TASK REQUIREMENTS: Give the material once more, word for word, without any images.
= = = = =
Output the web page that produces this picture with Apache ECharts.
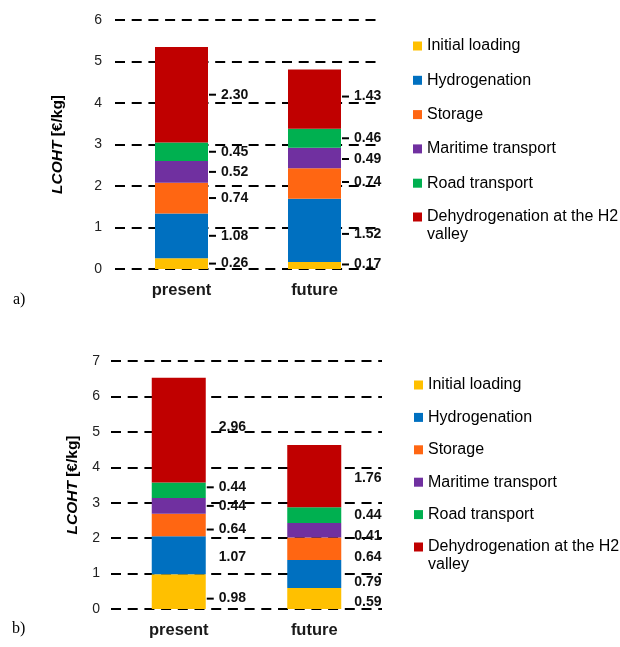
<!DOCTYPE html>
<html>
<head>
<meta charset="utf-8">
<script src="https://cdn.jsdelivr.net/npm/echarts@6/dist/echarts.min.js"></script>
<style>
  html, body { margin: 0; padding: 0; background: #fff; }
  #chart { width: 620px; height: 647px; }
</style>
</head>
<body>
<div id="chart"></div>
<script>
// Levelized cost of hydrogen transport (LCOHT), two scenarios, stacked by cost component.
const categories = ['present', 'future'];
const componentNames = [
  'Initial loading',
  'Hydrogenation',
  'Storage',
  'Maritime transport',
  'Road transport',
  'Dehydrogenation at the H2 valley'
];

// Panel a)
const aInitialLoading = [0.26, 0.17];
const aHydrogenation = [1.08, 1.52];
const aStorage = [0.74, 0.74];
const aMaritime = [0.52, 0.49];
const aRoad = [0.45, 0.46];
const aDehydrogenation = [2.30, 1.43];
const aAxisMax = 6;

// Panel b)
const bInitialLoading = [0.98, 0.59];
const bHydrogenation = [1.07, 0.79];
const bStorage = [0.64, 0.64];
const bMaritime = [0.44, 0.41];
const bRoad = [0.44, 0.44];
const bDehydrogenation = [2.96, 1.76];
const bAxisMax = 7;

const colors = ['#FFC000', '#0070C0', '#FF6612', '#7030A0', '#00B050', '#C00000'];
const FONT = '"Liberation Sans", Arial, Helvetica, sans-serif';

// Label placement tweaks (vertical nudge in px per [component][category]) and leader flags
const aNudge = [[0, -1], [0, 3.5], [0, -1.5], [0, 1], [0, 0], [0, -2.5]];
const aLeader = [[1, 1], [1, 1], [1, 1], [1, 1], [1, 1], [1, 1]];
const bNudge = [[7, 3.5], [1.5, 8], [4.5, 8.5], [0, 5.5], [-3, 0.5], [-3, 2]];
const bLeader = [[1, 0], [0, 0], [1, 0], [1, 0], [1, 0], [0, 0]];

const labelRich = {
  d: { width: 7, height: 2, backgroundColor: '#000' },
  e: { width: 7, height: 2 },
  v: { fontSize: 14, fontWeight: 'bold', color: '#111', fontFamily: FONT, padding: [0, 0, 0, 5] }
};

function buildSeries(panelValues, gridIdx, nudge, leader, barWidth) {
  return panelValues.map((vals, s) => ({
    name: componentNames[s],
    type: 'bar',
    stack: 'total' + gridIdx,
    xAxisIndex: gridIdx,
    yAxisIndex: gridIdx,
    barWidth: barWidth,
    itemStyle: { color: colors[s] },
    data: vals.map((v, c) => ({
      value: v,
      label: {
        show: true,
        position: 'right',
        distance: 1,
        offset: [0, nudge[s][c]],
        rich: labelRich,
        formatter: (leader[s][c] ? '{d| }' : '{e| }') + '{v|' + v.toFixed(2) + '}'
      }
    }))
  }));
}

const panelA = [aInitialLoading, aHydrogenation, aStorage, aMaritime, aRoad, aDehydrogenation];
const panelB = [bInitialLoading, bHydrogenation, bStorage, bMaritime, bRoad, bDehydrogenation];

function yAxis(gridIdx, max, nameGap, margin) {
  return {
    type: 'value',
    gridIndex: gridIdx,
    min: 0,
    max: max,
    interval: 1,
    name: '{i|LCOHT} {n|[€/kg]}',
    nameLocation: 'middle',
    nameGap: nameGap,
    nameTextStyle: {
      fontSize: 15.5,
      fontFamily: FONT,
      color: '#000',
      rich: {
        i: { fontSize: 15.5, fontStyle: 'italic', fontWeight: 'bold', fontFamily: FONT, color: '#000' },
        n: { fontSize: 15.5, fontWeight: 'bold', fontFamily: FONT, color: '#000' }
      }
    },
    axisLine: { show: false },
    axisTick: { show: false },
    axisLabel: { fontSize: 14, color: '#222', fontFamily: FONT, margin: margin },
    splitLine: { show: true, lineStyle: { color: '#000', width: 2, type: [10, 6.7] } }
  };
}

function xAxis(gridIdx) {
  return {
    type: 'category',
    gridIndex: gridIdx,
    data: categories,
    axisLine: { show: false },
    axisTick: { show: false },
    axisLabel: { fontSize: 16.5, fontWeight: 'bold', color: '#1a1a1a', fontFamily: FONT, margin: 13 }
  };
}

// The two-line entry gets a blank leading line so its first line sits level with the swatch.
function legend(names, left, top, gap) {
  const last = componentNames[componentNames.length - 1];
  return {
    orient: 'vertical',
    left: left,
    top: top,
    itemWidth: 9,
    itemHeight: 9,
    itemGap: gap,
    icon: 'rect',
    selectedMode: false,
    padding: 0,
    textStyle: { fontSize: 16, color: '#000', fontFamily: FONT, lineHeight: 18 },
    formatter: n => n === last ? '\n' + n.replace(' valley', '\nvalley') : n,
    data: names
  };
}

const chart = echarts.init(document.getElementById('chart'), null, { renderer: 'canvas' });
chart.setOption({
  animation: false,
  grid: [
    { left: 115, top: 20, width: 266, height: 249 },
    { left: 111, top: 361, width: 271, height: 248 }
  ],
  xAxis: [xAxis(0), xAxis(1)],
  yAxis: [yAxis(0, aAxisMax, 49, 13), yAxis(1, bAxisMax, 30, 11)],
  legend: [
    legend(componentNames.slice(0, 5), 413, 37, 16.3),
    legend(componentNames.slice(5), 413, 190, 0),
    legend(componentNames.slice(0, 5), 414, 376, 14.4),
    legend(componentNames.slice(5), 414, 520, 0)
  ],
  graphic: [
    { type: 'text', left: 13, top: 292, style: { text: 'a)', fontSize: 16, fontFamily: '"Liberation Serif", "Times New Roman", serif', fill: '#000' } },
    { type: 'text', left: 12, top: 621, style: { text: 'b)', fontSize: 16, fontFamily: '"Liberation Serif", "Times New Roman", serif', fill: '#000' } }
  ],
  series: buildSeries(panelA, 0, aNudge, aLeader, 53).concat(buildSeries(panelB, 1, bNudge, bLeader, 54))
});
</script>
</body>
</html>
= = = = =
WORKED SOLUTION:
Output the web page that produces this picture with Apache ECharts.
<!DOCTYPE html>
<html>
<head>
<meta charset="utf-8">
<script src="https://cdn.jsdelivr.net/npm/echarts@6/dist/echarts.min.js"></script>
<style>
  html, body { margin: 0; padding: 0; background: #fff; }
  #chart { width: 620px; height: 647px; }
</style>
</head>
<body>
<div id="chart"></div>
<script>
// Levelized cost of hydrogen transport (LCOHT), two scenarios, stacked by cost component.
const categories = ['present', 'future'];
const componentNames = [
  'Initial loading',
  'Hydrogenation',
  'Storage',
  'Maritime transport',
  'Road transport',
  'Dehydrogenation at the H2 valley'
];

// Panel a)
const aInitialLoading = [0.26, 0.17];
const aHydrogenation = [1.08, 1.52];
const aStorage = [0.74, 0.74];
const aMaritime = [0.52, 0.49];
const aRoad = [0.45, 0.46];
const aDehydrogenation = [2.30, 1.43];
const aAxisMax = 6;

// Panel b)
const bInitialLoading = [0.98, 0.59];
const bHydrogenation = [1.07, 0.79];
const bStorage = [0.64, 0.64];
const bMaritime = [0.44, 0.41];
const bRoad = [0.44, 0.44];
const bDehydrogenation = [2.96, 1.76];
const bAxisMax = 7;

const colors = ['#FFC000', '#0070C0', '#FF6612', '#7030A0', '#00B050', '#C00000'];
const FONT = '"Liberation Sans", Arial, Helvetica, sans-serif';

// Label placement tweaks (vertical nudge in px per [component][category]) and leader flags
const aNudge = [[0, -1], [0, 3.5], [0, -1.5], [0, 1], [0, 0], [0, -2.5]];
const aLeader = [[1, 1], [1, 1], [1, 1], [1, 1], [1, 1], [1, 1]];
const bNudge = [[7, 3.5], [1.5, 8], [4.5, 8.5], [0, 5.5], [-3, 0.5], [-3, 2]];
const bLeader = [[1, 0], [0, 0], [1, 0], [1, 0], [1, 0], [0, 0]];

const labelRich = {
  d: { width: 7, height: 2, backgroundColor: '#000' },
  e: { width: 7, height: 2 },
  v: { fontSize: 14, fontWeight: 'bold', color: '#111', fontFamily: FONT, padding: [0, 0, 0, 5] }
};

function buildSeries(panelValues, gridIdx, nudge, leader, barWidth) {
  return panelValues.map((vals, s) => ({
    name: componentNames[s],
    type: 'bar',
    stack: 'total' + gridIdx,
    xAxisIndex: gridIdx,
    yAxisIndex: gridIdx,
    barWidth: barWidth,
    itemStyle: { color: colors[s] },
    data: vals.map((v, c) => ({
      value: v,
      label: {
        show: true,
        position: 'right',
        distance: 1,
        offset: [0, nudge[s][c]],
        rich: labelRich,
        formatter: (leader[s][c] ? '{d| }' : '{e| }') + '{v|' + v.toFixed(2) + '}'
      }
    }))
  }));
}

const panelA = [aInitialLoading, aHydrogenation, aStorage, aMaritime, aRoad, aDehydrogenation];
const panelB = [bInitialLoading, bHydrogenation, bStorage, bMaritime, bRoad, bDehydrogenation];

function yAxis(gridIdx, max, nameGap, margin) {
  return {
    type: 'value',
    gridIndex: gridIdx,
    min: 0,
    max: max,
    interval: 1,
    name: '{i|LCOHT} {n|[€/kg]}',
    nameLocation: 'middle',
    nameGap: nameGap,
    nameTextStyle: {
      fontSize: 15.5,
      fontFamily: FONT,
      color: '#000',
      rich: {
        i: { fontSize: 15.5, fontStyle: 'italic', fontWeight: 'bold', fontFamily: FONT, color: '#000' },
        n: { fontSize: 15.5, fontWeight: 'bold', fontFamily: FONT, color: '#000' }
      }
    },
    axisLine: { show: false },
    axisTick: { show: false },
    axisLabel: { fontSize: 14, color: '#222', fontFamily: FONT, margin: margin },
    splitLine: { show: true, lineStyle: { color: '#000', width: 2, type: [10, 6.7] } }
  };
}

function xAxis(gridIdx) {
  return {
    type: 'category',
    gridIndex: gridIdx,
    data: categories,
    axisLine: { show: false },
    axisTick: { show: false },
    axisLabel: { fontSize: 16.5, fontWeight: 'bold', color: '#1a1a1a', fontFamily: FONT, margin: 13 }
  };
}

// The two-line entry gets a blank leading line so its first line sits level with the swatch.
function legend(names, left, top, gap) {
  const last = componentNames[componentNames.length - 1];
  return {
    orient: 'vertical',
    left: left,
    top: top,
    itemWidth: 9,
    itemHeight: 9,
    itemGap: gap,
    icon: 'rect',
    selectedMode: false,
    padding: 0,
    textStyle: { fontSize: 16, color: '#000', fontFamily: FONT, lineHeight: 18 },
    formatter: n => n === last ? '\n' + n.replace(' valley', '\nvalley') : n,
    data: names
  };
}

const chart = echarts.init(document.getElementById('chart'), null, { renderer: 'canvas' });
chart.setOption({
  animation: false,
  grid: [
    { left: 115, top: 20, width: 266, height: 249 },
    { left: 111, top: 361, width: 271, height: 248 }
  ],
  xAxis: [xAxis(0), xAxis(1)],
  yAxis: [yAxis(0, aAxisMax, 49, 13), yAxis(1, bAxisMax, 30, 11)],
  legend: [
    legend(componentNames.slice(0, 5), 413, 37, 16.3),
    legend(componentNames.slice(5), 413, 190, 0),
    legend(componentNames.slice(0, 5), 414, 376, 14.4),
    legend(componentNames.slice(5), 414, 520, 0)
  ],
  graphic: [
    { type: 'text', left: 13, top: 292, style: { text: 'a)', fontSize: 16, fontFamily: '"Liberation Serif", "Times New Roman", serif', fill: '#000' } },
    { type: 'text', left: 12, top: 621, style: { text: 'b)', fontSize: 16, fontFamily: '"Liberation Serif", "Times New Roman", serif', fill: '#000' } }
  ],
  series: buildSeries(panelA, 0, aNudge, aLeader, 53).concat(buildSeries(panelB, 1, bNudge, bLeader, 54))
});
</script>
</body>
</html>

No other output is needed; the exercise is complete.